What is Deeproot?
Deeproot is a convolutional neural network that has been trained to recognize cursive kanji script (草書). It utilizes deep-learning techniques to interpret 草書 (lit. Grass Script), hence the name "Deeproot". You can upload your own image of cursive kanji and crop it to fit the character(s) you want Deeproot to interpret.
What is 草書?
"草書", "full-cursive", "highly-cursive", and "grass script" all refer to the same style of writing kanji.
This style features very low stroke count, with many kanji just being written in a single stroke. As a result,
it can be written very quickly, but is challenging to read for the unaccustomed. The average Japanese
person can read a handful of cursive kanji, but many kanji undergo such drastic changes in shape that
they end up unrecognizable to the untrained eye.
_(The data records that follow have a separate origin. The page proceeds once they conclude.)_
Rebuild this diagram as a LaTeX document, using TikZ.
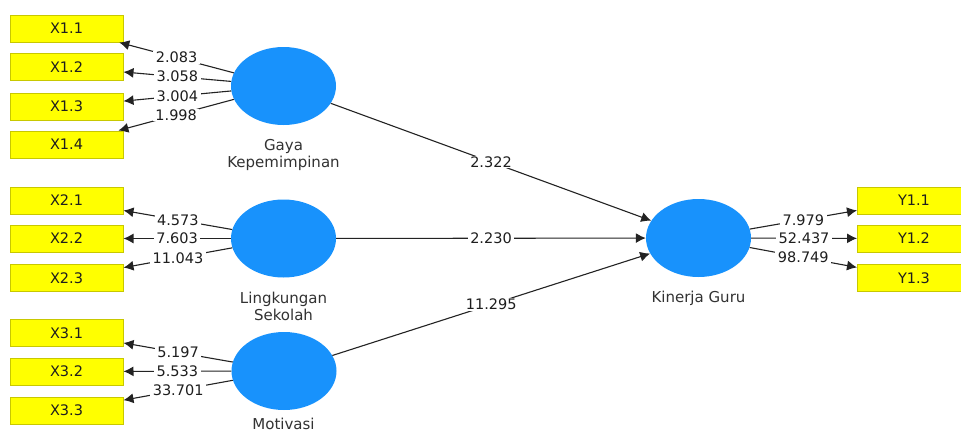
\documentclass[tikz,border=0pt]{standalone}
\usepackage{fontspec}
\setmainfont{DejaVu Sans}
\usetikzlibrary{shapes.geometric,arrows.meta}
\definecolor{lvblue}{RGB}{24,146,252}
\definecolor{mvyellow}{RGB}{255,255,0}
\definecolor{mvborder}{RGB}{200,200,0}
\definecolor{txt}{RGB}{30,30,30}
\definecolor{lbl}{RGB}{50,50,50}
\definecolor{ln}{RGB}{35,35,35}
\tikzset{
  mv/.style={draw=mvborder, line width=1pt, fill=mvyellow, minimum width=113pt, minimum height=27pt, inner sep=0pt, text=txt, font=\fontsize{14.5}{16}\selectfont},
  lv/.style={ellipse, fill=lvblue, minimum width=105pt, minimum height=78pt, inner sep=0pt},
  lvlabel/.style={align=center, text=lbl, font=\fontsize{15}{17}\selectfont, inner sep=0pt},
  conn/.style={draw=ln, line width=1.1pt, -{Latex[length=10pt,width=10pt]}},
  val/.style={midway, fill=white, inner xsep=2.5pt, inner ysep=0.8pt, text=txt, font=\fontsize{14.5}{16}\selectfont}
}
\begin{document}
\begin{tikzpicture}[x=1pt,y=-1pt]
\clip (0,0) rectangle (961,434);
\fill[white] (0,0) rectangle (961,434);
% indicators
\node[mv] (x11) at (66.5,28.5) {X1.1};
\node[mv] (x12) at (66.5,67) {X1.2};
\node[mv] (x13) at (66.5,106.5) {X1.3};
\node[mv] (x14) at (66.5,144.5) {X1.4};
\node[mv] (x21) at (66.5,200.5) {X2.1};
\node[mv] (x22) at (66.5,238.5) {X2.2};
\node[mv] (x23) at (66.5,278) {X2.3};
\node[mv] (x31) at (66.5,333) {X3.1};
\node[mv] (x32) at (66.5,371.5) {X3.2};
\node[mv] (x33) at (66.5,410.5) {X3.3};
\node[mv] (y11) at (914,200.5) {Y1.1};
\node[mv] (y12) at (914,238.5) {Y1.2};
\node[mv] (y13) at (914,278) {Y1.3};
% latent variables
\node[lv] (gaya) at (283.5,86) {};
\node[lv] (ling) at (283.5,238.5) {};
\node[lv] (mot) at (284,371) {};
\node[lv] (kin) at (698.5,238) {};
\node[lvlabel] (gayal) at (283.5,155) {Gaya\\Kepemimpinan};
\node[lvlabel] (lingl) at (283.5,306) {Lingkungan\\Sekolah};
\node[lvlabel] (motl) at (283.5,424) {Motivasi};
\node[lvlabel] (kinl) at (698.5,298) {Kinerja Guru};
% outer loadings
\draw[conn] (gaya) -- node[val] {2.083} (x11);
\draw[conn] (gaya) -- node[val] {3.058} (x12);
\draw[conn] (gaya) -- node[val] {3.004} (x13);
\draw[conn] (gaya) -- node[val] {1.998} (x14);
\draw[conn] (ling) -- node[val] {4.573} (x21);
\draw[conn] (ling) -- node[val] {7.603} (x22);
\draw[conn] (ling) -- node[val] {11.043} (x23);
\draw[conn] (mot) -- node[val] {5.197} (x31);
\draw[conn] (mot) -- node[val] {5.533} (x32);
\draw[conn] (mot) -- node[val] {33.701} (x33);
\draw[conn] (kin) -- node[val] {7.979} (y11);
\draw[conn] (kin) -- node[val] {52.437} (y12);
\draw[conn] (kin) -- node[val] {98.749} (y13);
% paths
\draw[conn] (gaya) -- node[val] {2.322} (kin);
\draw[conn] (ling) -- node[val] {2.230} (kin);
\draw[conn] (mot) -- node[val] {11.295} (kin);
\end{tikzpicture}
\end{document}
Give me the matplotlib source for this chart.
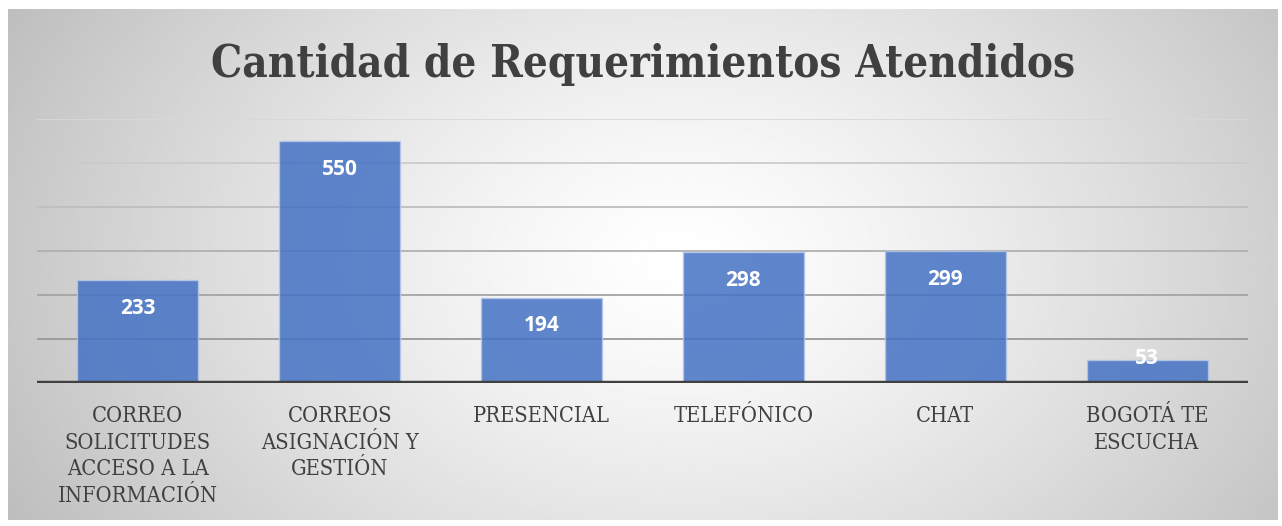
import matplotlib.pyplot as plt
import numpy as np

categories = ['CORREO\nSOLICITUDES\nACCESO A LA\nINFORMACIÓN',
              'CORREOS\nASIGNACIÓN Y\nGESTIÓN',
              'PRESENCIAL',
              'TELEFÓNICO',
              'CHAT',
              'BOGOTÁ TE\nESCUCHA']
values = [233, 550, 194, 298, 299, 53]
grid_values = [100, 200, 300, 400, 500, 600]
grid_colors = ['#989898', '#a4a4a4', '#b0b0b0', '#bebebe', '#cbcbcb', '#d8d8d8']

W, H = 1282, 526
fig = plt.figure(figsize=(W / 100, H / 100), dpi=100)
fig.patch.set_facecolor('white')

# gray frame with radial gradient
x0, y0, x1, y1 = 8, 9, 1278, 520
bg = fig.add_axes([x0 / W, 1 - y1 / H, (x1 - x0) / W, (y1 - y0) / H])
gx, gy = np.meshgrid(np.linspace(x0, x1, 400), np.linspace(y0, y1, 200))
r = np.sqrt(((gx - 680) / 680) ** 2 + ((gy - 260) / 480) ** 2)
shade = 1.0 - 0.22 * np.clip(r, 0, 1.3) ** 1.3
bg.imshow(shade, cmap='gray', vmin=0, vmax=1, aspect='auto',
          extent=[0, 1, 0, 1], interpolation='bilinear')
bg.set_axis_off()

# plot area
left, right, base, top = 37, 1248, 383, 119
ax = fig.add_axes([left / W, 1 - base / H, (right - left) / W, (base - top) / H])
ax.patch.set_alpha(0)
x = np.arange(len(values))
ax.set_xlim(-0.5, len(values) - 0.5)
ax.set_ylim(0, 600)

for g, c in zip(grid_values, grid_colors):
    ax.axhline(g, color=c, lw=1.3, zorder=1)

ax.bar(x, values, width=0.6, color='#4472C4', alpha=0.85,
       edgecolor='#b4c7e7', linewidth=1, zorder=2)
ax.axhline(0, color='#404040', lw=3.2, zorder=3)

for xi, v in zip(x, values):
    ly = v - 64 if v > 100 else v + 2
    ax.text(xi, ly, str(v), ha='center', va='center', color='white',
            fontsize=15, fontweight='bold', family='Open Sans', zorder=4)

for s in ax.spines.values():
    s.set_visible(False)
ax.set_yticks([])
ax.set_xticks(x)
ax.set_xticklabels(categories, family='DejaVu Serif', stretch='condensed',
                   fontsize=15.7, color='#404040', linespacing=1.27)
ax.tick_params(axis='x', length=0, pad=16)

fig.text(643 / W, 1 - 64 / H, 'Cantidad de Requerimientos Atendidos',
         ha='center', va='center', fontsize=31.5, fontweight='bold',
         color='#404040', family='DejaVu Serif', stretch='condensed')

fig.savefig('out.png', dpi=100)
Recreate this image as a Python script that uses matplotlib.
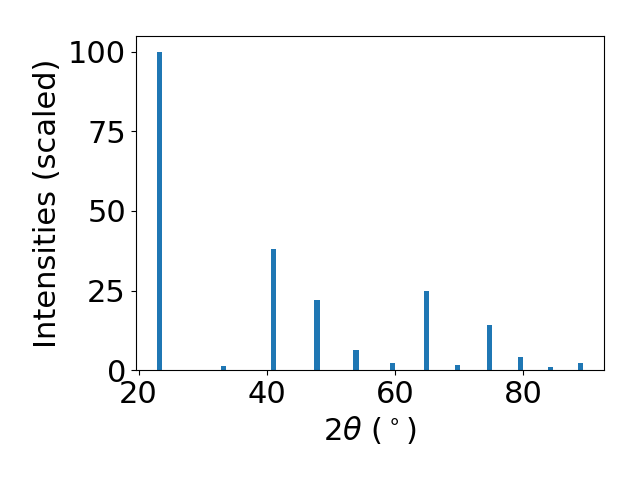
import matplotlib
matplotlib.use("Agg")
import matplotlib.pyplot as plt

# peak positions (2theta, degrees) and scaled intensities
two_theta = [23.27, 33.27, 41.06, 47.86, 53.95, 59.58, 64.89, 69.84, 74.82, 79.63, 84.3, 88.97]
intensity = [100, 1.3, 38.2, 21.9, 6.2, 2.1, 24.7, 1.5, 14.1, 4.1, 0.9, 2.1]

plt.rcParams["font.size"] = 22

fig, ax = plt.subplots(figsize=(6.4, 4.8), dpi=100)
ax.bar(two_theta, intensity, width=0.8)
ax.set_xlabel(r"$2\theta$ ($^\circ$)")
ax.set_ylabel("Intensities (scaled)")
fig.subplots_adjust(left=0.212, right=0.944, top=0.925, bottom=0.229)
fig.savefig("out.png", dpi=100)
Example of the kanji 書 (write) in 3 different styles:
Computer font
Handwritten
Full-cursive
Limitations
Deeproot is a convolutional neural network trained on over 350,000 images spanning 1826 unique kanji. This means that any kanji outside those 1826 will not be answerable by Deeproot. Data for roughly 2000 other kanji is availible, but the quantity of images for each remaining kanji is relatively low. Deeproot is only trained on kanji where 80 or more images were availible. Nearly all of the images were sourced from Chinese collections due to the low quality nature of availible Japanese ones. The most prominent issue with Japanese datasets was the large presence of non-full-cursive kanji which introduced too much noise in the model's training.
Full-cursive kanji does not always look the same for any particular kanji. Beyond handwriting's inherent nature to vary from person to person, full-cursive kanji is often found in calligraphy which is a highly expressive artform. This causes stylistic variances that the model might not have been exposed to in training. The model achieved ~90% top-5 accuracy when tested on 9,000 unseen images. For cherry picked "typical" writing styles, near 100% accuracy is achievable, but for cherry picked "quirky" styles this number drops to ~20%.
The dataset, regularization methods, and AI architecture are still currently undergoing changes to improve accuracy and versatility. I believe there is still much room for improvement.